The Line tells us that, though the shooting and killing we do in FPS games might seem beneficial insofar at it unlocks the next level, it has repercussions; it’s hideous.

So instead, do this right, and surrender your gun to the troops. As far as I’m concerned, this is where the entire miserable story of Spec Ops: The Line will click rightly into place.

The game is a treatise on war shooters like Call of Duty. It tells us that, though the shooting and killing we do in FPS games might seem beneficial insofar at it unlocks the next level, it has repercussions; it’s hideous. The Line challenges our lazy and unquestioning attitude to violence in games. It gives us red herrings, false targets and vague objectives and watches us kill, kill and kill again regardless. The game says we need to blow these people up and we do it; who’d have thought they might be unarmed civilians with children?

And this is why you need to be a total bastard when you play it. You need to behave like a war shooter does. When I say you need to get out there and start killing and killing, it’s because that’s what Battlefield expects you to do. When I say you need to smash heads in with your rifle, it’s because war shooters award bonuses for flair – kill three people in a row on CoD online and the game gives you a power up.

War shooters are also racist and jingoistic. Not only do games like Medal of Honor denigrate brown people into caricatures and targets, they elevate the white American – and all of his exceptionalist conceits – up and up until he’s a hero regardless of what he’s done. And that’s why you need to shoot the water thief. He’s the lesser criminal but he’s also non-white. The American murderer on the other hand is Caucasian and Yankee; as far as the war shooters that Spec Ops is out to deconstruct are concerned, this man can do no wrong.

You need to drop the phosphorous with gusto because war games expect you to kill complacently and with fervor; you need to let the civilians and the CIA guy die because what most shooters lust after is high bodycount. So many war games are just kill, gouge, kill, gouge and the only way they have of measuring your performance is by how many corpses you’ve racked up. In Spec Ops, you need to be a good little war game and make as many bodies as you can.

And then you need to carry all of this away with you. When I spoke to Brendan Keogh, author of Killing Is Harmless, he said that a lot of people he knew who’d played The Line just shot Walker at the end and walked away. I can understand why that might seem the right thing to do. On the surface, it’s a kind of penance – it’s a visually striking way that we can accept punishment for what we’ve done. But it’s really just a false absolution. Suicide might give some redemption, but it’s not like we die – killing Walker just gives us an excuse to wash our hands of the whole thing. That’s not allowed.

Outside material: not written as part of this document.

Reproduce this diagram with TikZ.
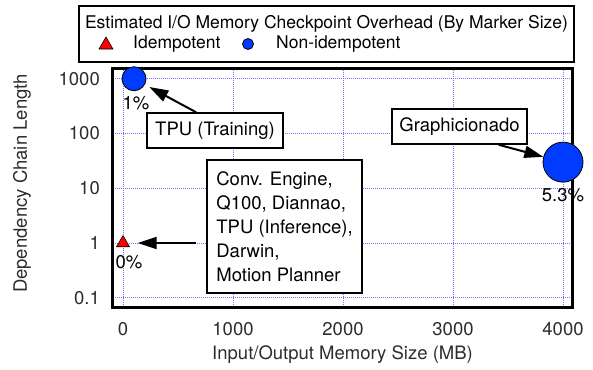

We need to see the war game fucking suffer. I want to see Call of Duty, Battlefield and the rest of them carried off like Walker at the end of Spec Ops – head down, eyes wet, barely speaking: irretrievably changed and forced to live with what’s been done.

I also feel the same about myself. Playing The Line, I want to bring out and accentuate the very worst impulses I’ve felt while playing FPS games, impulses to be violent without cause, or racist, knowingly. And then I want to be permanently changed by it. When I finished playing The Line, it changed my perspective of war games forever – it only feels right that Walker should end the game with his own perspective also irreparably changed.

And all of this is just so, so much more powerful if you play the game like an asshole. If you make a genuine, concerted effort to condense all that negative war shooter behavior into Spec Ops: The Line, the lessons you learn come much harder and stay with you much longer. Trying to get there can make you feel a bit sick, but this is something everyone needs to be told.